Too brutal. Yet we as a nation encourage this activity.

What does this say about us as that nation? It is not something we care to dwell upon. Should we dwell upon it, it might cause us to ask questions which we do not want to answer, let alone ask. Such questions which may cause us to ponder whether we ought to feel as we feel on autumn Saturday and Sunday afternoons in the fall in the good old U. S. of A.

We don't ask, because it will harsh our buzz. We just want to be entertained. If that means watching grown men possibly scarring themselves for life, even when freely choosing to do so, it's okay. We need that, it seems.

Do we also need former players so messed up that they will not watch the game, a la Mike Webster?

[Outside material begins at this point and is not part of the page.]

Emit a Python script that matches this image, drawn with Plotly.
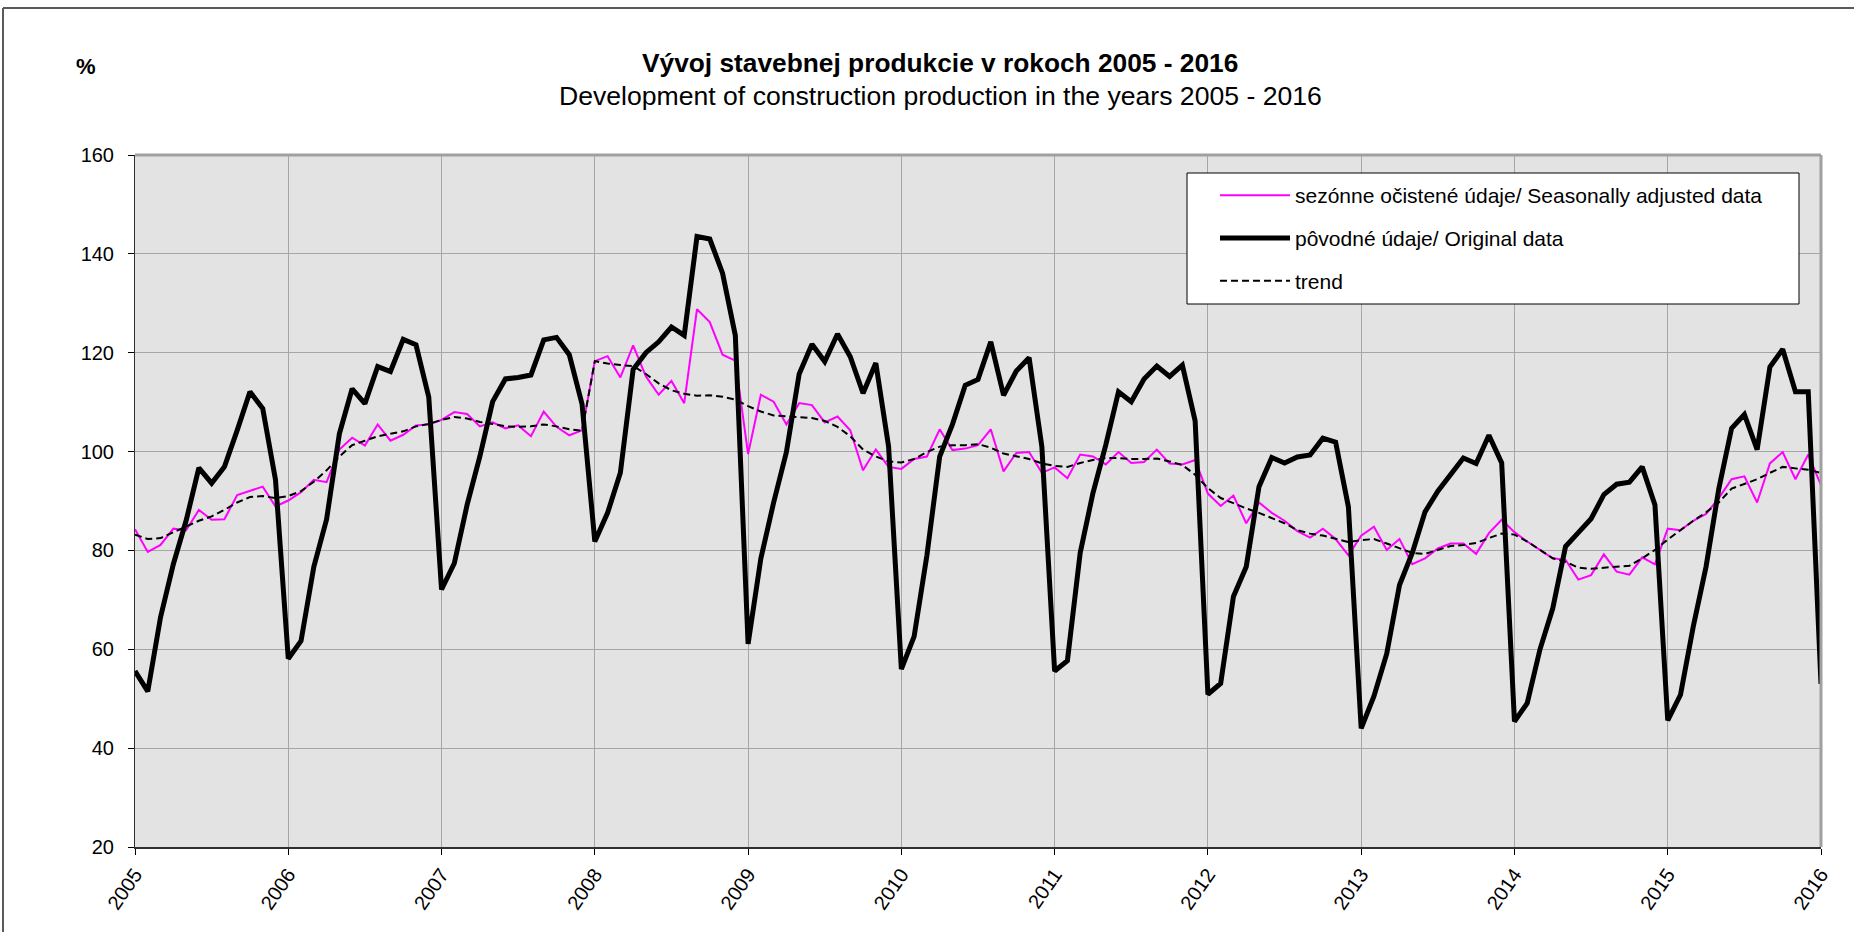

He's the center from the famous Steel Curtain teams of the 1970s who lived a post football life of trauma and instability. Do we care about that? After all, he chose to go down that road. Is that our problem?

Yes, quite frankly, it is. When we as a society encourage young men to behave that way, it is our problem. Their lives are on us. Lives like these:

We can regret them, of course. Yet we can do more. We can question whether we ought continue to support a mentality which says this okay. We can question whether our values need to be prioritized better. We can do that.

But we won't. We're Americans, after all. We don't need to question our motives. We're the best.

What is left, then, is the penultimate question: who will explain that to Mike Webster?